Two responses have arisen to this contradiction. First there is post-modernism, that simply doubts scientific knowledge and regards it as relative. Then there are the hardcore modernists, who just double down on traditional top-down scientific and technological plans.

Beck proposes a third way: reflexive modernity. Where we maintain scientific knowledge, but link it up with bottom-up energy from social movements. Modernity without the elitist technocracy.

Beck’s insight is interesting for our time, yet it also carries some uncomfortable elements. It’s clearly a product of its time, where the green party was on the rise and movements that questioned scientific dogma were relatively harmless. Today, however, we’re seeing bottom-up, quite harmful, attacks against everything from vaccines and masks to 5G. The social movementism present in Beck’s work, might have been slightly misguided.

Nevertheless his work carries some profound messages for us today.


1. Climate change

New Republic - A Novel Way to Fund a Green Economy

An article about a memo from Data for Progress that proposes a US National Investment Authority. This government authority could invest in green projects and businesses, and in the process mobilise private capital and side-step private equity firms like Blackrock (who currently dominate the US economy, and slow down a green transition). An interesting proposal, that mirrors some actions being taken in Europe and the UK for green investment banks.

2. Weapons of mass destruction

RFE - Belly Of The Beast: Illicit Photos From Inside The Soviet Ekranoplan

After last week’s special on Hiroshima and nuclear war, this week’s WMD link is somewhat lighter. It’s about a scuttled USSR-era hovercraft-like ground-effect vehicle called the Lun-class ekranoplan. The boat would fly over the water at speeds of up to 550 kilometres per hour, and had six missile launchers on top of its hull (from which it could even launch nuclear warheads). Only one was made, which is now being transported to a theme park. Some photographers, however, snuck into the huge craft and managed to grab some pictures.

3. Emerging technologies

CSET - The AI Triad and What It Means for National Security Strategy

Good paper that explains how AI systems work, and how policy-makers routinely misunderstand them. Three components shape AI: data, algorithms and computing power (essentially chips). Most attention of US policymakers goes to data, and in lesser measure to algorithms. Which leads to tropes like how China supposedly leads in AI because they have lots of data. Yet essential elements of AI systems, like powerful chips, are routinely ignored in this way of thinking.

4. Mass causes of death

MIT Technology Review - Every country wants a covid-19 vaccine. Who will get it first?

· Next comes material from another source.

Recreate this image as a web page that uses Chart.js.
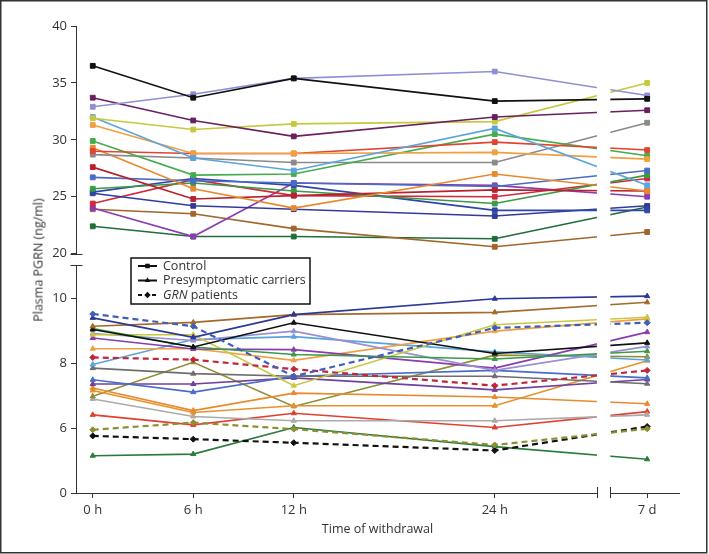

Nationalism is taking over the rush to produce a COVID-19 vaccine. Several countries like the US, China and Russia compete in trying to secure access to a potential vaccine and the associated production facilities. This article has some juicy details on that, and came out right before Russia announced its own vaccine, which it dubbed the Sputnik V (in reference to the USSR’s first satellite, which was a major Cold War propaganda coup at the time). Russia will now start using it on vulnerable groups, which many scientists call pre-mature and dangerous.

5. Great power war

Palladium Magazine - Why China Will Decide the Future of the Steppe

Great essay about the fate of the Eurasian steppe during the 20th and 21st centuries. It particularly deals with how the steppe is torn between different superpowers, like the USSR, China and Russia. But also how a new elan of “Eurasianism” is rising up, in the wake of initiatives like China’s Belt and Road. This line of thinking argues that the centre of gravity of international politics is moving to the middle of the Eurasian landmass, and thus the steppe.